Dopo l’incontro con lui ho preso l’immagine simulata al computer della casa e l’ha mostrata a mia madre. Con mia grande sorpresa lei ha riconosciuto subito la via: quella casa stretta sarebbe sorta per puro caso nel punto in cui c’era un ponte che collegava il piccolo ghetto al grande ghetto. Quando mia madre contrabbandava cibo per i suoi genitori era lì che doveva superare un posto di blocco di soldati nazisti. Se fosse stata presa con una pagnotta di pane sarebbe stata uccisa sul posto, lo sapeva.

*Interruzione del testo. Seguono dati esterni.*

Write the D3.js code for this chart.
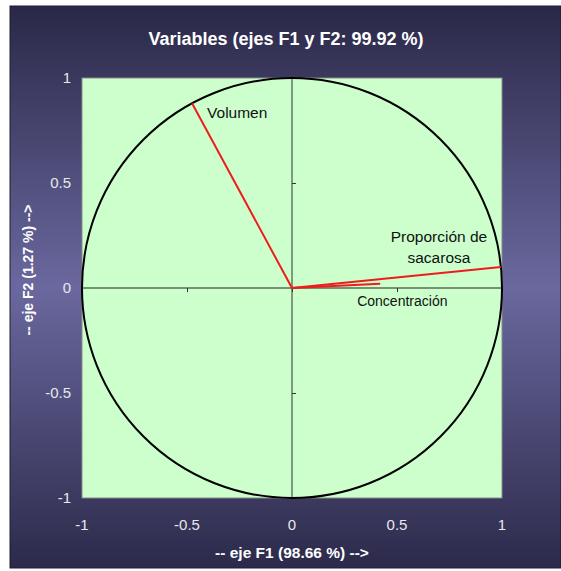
<!DOCTYPE html>
<html><head><meta charset="utf-8">
<script src="https://cdn.jsdelivr.net/npm/d3@7"></script>
<style>body{margin:0;background:#fff}svg{display:block}</style>
</head><body>
<script>
const title = "Variables (ejes F1 y F2: 99.92 %)";
const xTitle = "-- eje F1 (98.66 %) -->";
const yTitle = "-- eje F2 (1.27 %) -->";
const variables = ["Volumen", "Proporción de sacarosa", "Concentración"];
const f1 = [-0.476, 0.995, 0.42];
const f2 = [0.880, 0.100, 0.020];
const tickValues = [-1, -0.5, 0, 0.5, 1];
const tickLabels = ["-1", "-0.5", "0", "0.5", "1"];

const W = 561, H = 571;
const svg = d3.select("body").append("svg").attr("width", W).attr("height", H);
const defs = svg.append("defs");
const g = defs.append("linearGradient").attr("id","bg").attr("x1",0).attr("y1",0).attr("x2",0).attr("y2",1);
g.append("stop").attr("offset","0%").attr("stop-color","#2a2847");
g.append("stop").attr("offset","50%").attr("stop-color","#6a689e");
g.append("stop").attr("offset","100%").attr("stop-color","#2c2a4a");

svg.append("rect").attr("x",10).attr("y",6).attr("width",551).attr("height",562)
  .attr("fill","url(#bg)").attr("stroke","#1e1c33").attr("stroke-width",1);

const x = d3.scaleLinear().domain([-1,1]).range([82,502]);
const y = d3.scaleLinear().domain([-1,1]).range([498,78]);

svg.append("rect").attr("x",x(-1)).attr("y",y(1)).attr("width",x(1)-x(-1)).attr("height",y(-1)-y(1))
  .attr("fill","#ccffcc").attr("stroke","#8a8a8a").attr("stroke-width",1);

// axes through origin
svg.append("line").attr("x1",x(-1)).attr("x2",x(1)).attr("y1",y(0)).attr("y2",y(0)).attr("stroke","#222").attr("stroke-width",1);
svg.append("line").attr("x1",x(0)).attr("x2",x(0)).attr("y1",y(-1)).attr("y2",y(1)).attr("stroke","#333").attr("stroke-width",1);
const xt = svg.append("g").attr("transform",`translate(0,${y(0)})`)
  .call(d3.axisBottom(x).tickValues(tickValues).tickSize(4).tickFormat(""));
xt.select(".domain").remove(); xt.selectAll("line").attr("stroke","#333");
const yt = svg.append("g").attr("transform",`translate(${x(0)},0)`)
  .call(d3.axisRight(y).tickValues(tickValues).tickSize(4).tickFormat(""));
yt.select(".domain").remove(); yt.selectAll("line").attr("stroke","#333");

// circle
svg.append("circle").attr("cx",x(0)).attr("cy",y(0)).attr("r",x(1)-x(0))
  .attr("fill","none").attr("stroke","#000").attr("stroke-width",2);

// vectors
svg.selectAll("line.vec").data(variables).enter().append("line").attr("class","vec")
  .attr("x1",x(0)).attr("y1",y(0))
  .attr("x2",(d,i)=>x(f1[i])).attr("y2",(d,i)=>y(f2[i]))
  .attr("stroke","#ee1c1c").attr("stroke-width",2);

// labels
const lab = svg.append("g").attr("font-family","Liberation Sans, Arial, sans-serif").attr("fill","#111");
lab.append("text").attr("x",x(f1[0])+15).attr("y",y(f2[0])+15).attr("font-size",15.5).text(variables[0]);
const p = lab.append("text").attr("y",y(f2[1])-25).attr("font-size",15.5).attr("text-anchor","middle");
p.append("tspan").attr("x",x(f1[1])-62).attr("dy",0).text("Proporción de");
p.append("tspan").attr("x",x(f1[1])-62).attr("dy",21).text("sacarosa");
lab.append("text").attr("x",x(f1[2])-23).attr("y",y(f2[2])+22).attr("font-size",14).text(variables[2]);

// tick labels
const tl = svg.append("g").attr("font-family","Liberation Sans, Arial, sans-serif").attr("font-size",15).attr("fill","#e8e8ee");
tl.selectAll("text.xl").data(tickValues).enter().append("text").attr("class","xl")
  .attr("x",d=>x(d)).attr("y",530).attr("text-anchor","middle").text((d,i)=>tickLabels[i]);
tl.selectAll("text.yl").data(tickValues).enter().append("text").attr("class","yl")
  .attr("x",71).attr("y",d=>y(d)+5).attr("text-anchor","end").text((d,i)=>tickLabels[i]);

// titles
const tt = svg.append("g").attr("font-family","Liberation Sans, Arial, sans-serif").attr("font-weight","bold").attr("fill","#fff");
tt.append("text").attr("x",286).attr("y",45).attr("font-size",18).attr("text-anchor","middle").text(title);
tt.append("text").attr("x",292).attr("y",558).attr("font-size",15.5).attr("text-anchor","middle").text(xTitle);
tt.append("text").attr("transform","translate(33,270) rotate(-90)").attr("font-size",14).attr("text-anchor","middle").text(yTitle);
</script>
</body></html>
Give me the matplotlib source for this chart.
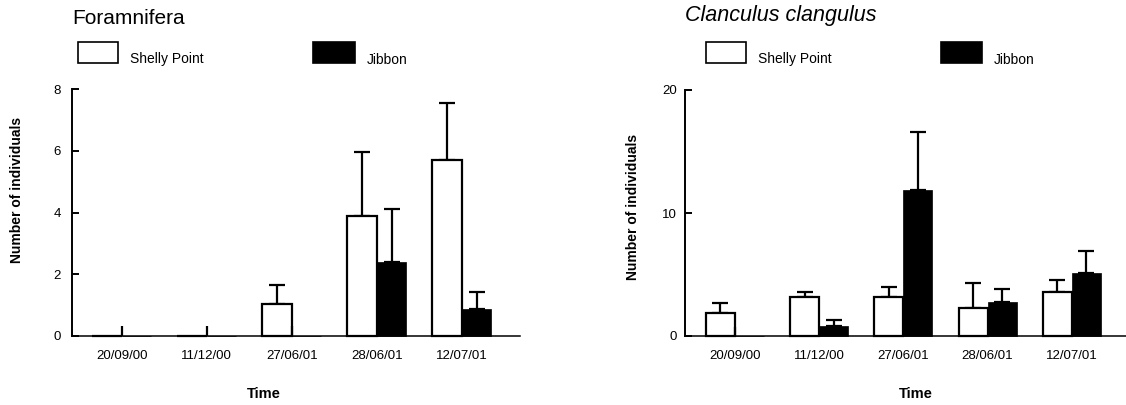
import numpy as np
import matplotlib
matplotlib.use("Agg")
import matplotlib.pyplot as plt
from matplotlib.patches import Rectangle

plt.rcParams['font.family'] = ['Liberation Sans', 'DejaVu Sans']

# Sampling dates (x categories)
dates = ["20/09/00", "11/12/00", "27/06/01", "28/06/01", "12/07/01"]

# Foramnifera: mean counts and standard errors
fora_shelly = [0.0, 0.0, 1.02, 3.90, 5.69]
fora_shelly_se = [0.0, 0.0, 0.63, 2.07, 1.86]
fora_jibbon = [0.0, 0.0, 0.0, 2.39, 0.88]
fora_jibbon_se = [0.31, 0.31, 0.32, 1.73, 0.55]

# Clanculus clangulus: mean counts and standard errors
clan_shelly = [1.88, 3.15, 3.15, 2.29, 3.58]
clan_shelly_se = [0.81, 0.41, 0.81, 1.99, 1.00]
clan_jibbon = [0.0, 0.81, 11.86, 2.77, 5.12]
clan_jibbon_se = [0.75, 0.48, 4.71, 1.09, 1.83]

W, H = 1126, 405
fig = plt.figure(figsize=(W / 100, H / 100), dpi=100)


def px(x0, y0, x1, y1):
    """Pixel box (top-left origin) to figure-fraction rect."""
    return [x0 / W, 1 - y1 / H, (x1 - x0) / W, (y1 - y0) / H]


def panel(rect, xlim, ymax, yticks, shelly, shelly_se, jibbon, jibbon_se,
          width, ypad):
    ax = fig.add_axes(rect)
    x = np.arange(len(dates))
    lw = 1.6
    ax.bar(x - width / 2, shelly, width, color='white', edgecolor='black',
           linewidth=lw, clip_on=False, zorder=3)
    ax.bar(x + width / 2, jibbon, width, color='black', edgecolor='black',
           linewidth=0.5, clip_on=False, zorder=3)

    sh = np.array(shelly)
    sh_se = np.array(shelly_se)
    m = sh_se > 0
    ax.errorbar(x[m] - width / 2, sh[m], yerr=[np.zeros(m.sum()), sh_se[m]],
                fmt='none', ecolor='black', elinewidth=lw, capsize=5.5,
                capthick=lw, clip_on=False, zorder=2)

    jb = np.array(jibbon)
    jb_se = np.array(jibbon_se)
    nz = jb > 0
    ax.errorbar(x[nz] + width / 2, jb[nz], yerr=[np.zeros(nz.sum()), jb_se[nz]],
                fmt='none', ecolor='black', elinewidth=lw, capsize=5.5,
                capthick=lw, clip_on=False, zorder=2)
    # empty samples keep a bare stub at the bar's edge
    z = ~nz
    ax.vlines(x[z], 0, jb_se[z], colors='black', linewidth=lw, zorder=4,
              clip_on=False)

    ax.set_xlim(*xlim)
    ax.set_ylim(0, ymax)
    ax.set_yticks(yticks)
    ax.set_xticks(x)
    ax.set_xticklabels(dates)
    for s in ('top', 'right'):
        ax.spines[s].set_visible(False)
    ax.spines['left'].set_linewidth(1.4)
    ax.spines['bottom'].set_linewidth(1.1)
    ax.tick_params(axis='y', direction='in', length=5, width=1.4,
                   labelsize=9.5, pad=ypad)
    ax.tick_params(axis='x', length=0, labelsize=9.5, pad=10)
    return ax


panel(px(72, 89.3, 520, 335.7), (-0.585, 4.686), 8, [0, 2, 4, 6, 8],
      fora_shelly, fora_shelly_se, fora_jibbon, fora_jibbon_se, 0.35, 8)
panel(px(685, 90, 1126, 336), (-0.594, 4.644), 20, [0, 10, 20],
      clan_shelly, clan_shelly_se, clan_jibbon, clan_jibbon_se, 0.345, 6)

# Titles
fig.text(72 / W, 1 - 18 / H, "Foramnifera", fontsize=15, va='center', ha='left')
fig.text(685 / W, 1 - 16 / H, "Clanculus clangulus", fontsize=15.5,
         style='italic', va='center', ha='left')

# Axis labels
fig.text(17 / W, 1 - 190 / H, "Number of individuals", rotation=90,
         fontsize=10, fontweight='bold', ha='center', va='center')
fig.text(633 / W, 1 - 207 / H, "Number of individuals", rotation=90,
         fontsize=10, fontweight='bold', ha='center', va='center')
fig.text(264 / W, 1 - 394 / H, "Time", fontsize=10.5, fontweight='bold',
         ha='center', va='center')
fig.text(916 / W, 1 - 394 / H, "Time", fontsize=10.5, fontweight='bold',
         ha='center', va='center')


# Legends
def legend_item(x0, x1, color, label):
    r = Rectangle((x0 / W, 1 - 63 / H), (x1 - x0) / W, 21 / H,
                  transform=fig.transFigure, facecolor=color,
                  edgecolor='black', linewidth=1.2)
    fig.patches.append(r)
    fig.text((x1 + 12) / W, 1 - 59.5 / H, label, fontsize=10,
             ha='left', va='center')


legend_item(78, 118, 'white', "Shelly Point")
legend_item(313, 355, 'black', "Jibbon")
legend_item(706, 745.7, 'white', "Shelly Point")
legend_item(940.7, 981.7, 'black', "Jibbon")

fig.savefig("out.png", dpi=100, facecolor='white')
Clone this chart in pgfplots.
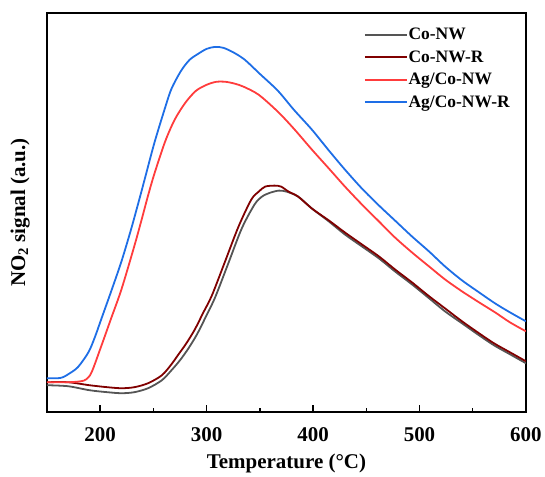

Oggi, 72 anni dopo, in quel punto abbiamo una casa. Una casa spregiudicata e sottile. In fotografia sembra quasi che la storia non le abbia lasciato spazio ma in quello spazio si è infilata a forza, come a dire: una volta in questa città viveva una famiglia che non c’è più. Chi passa qui vicino, però, dovrà fermarsi un momento, guardare la mia struttura stretta e provocatoria, la targa, e ricordarne il nome.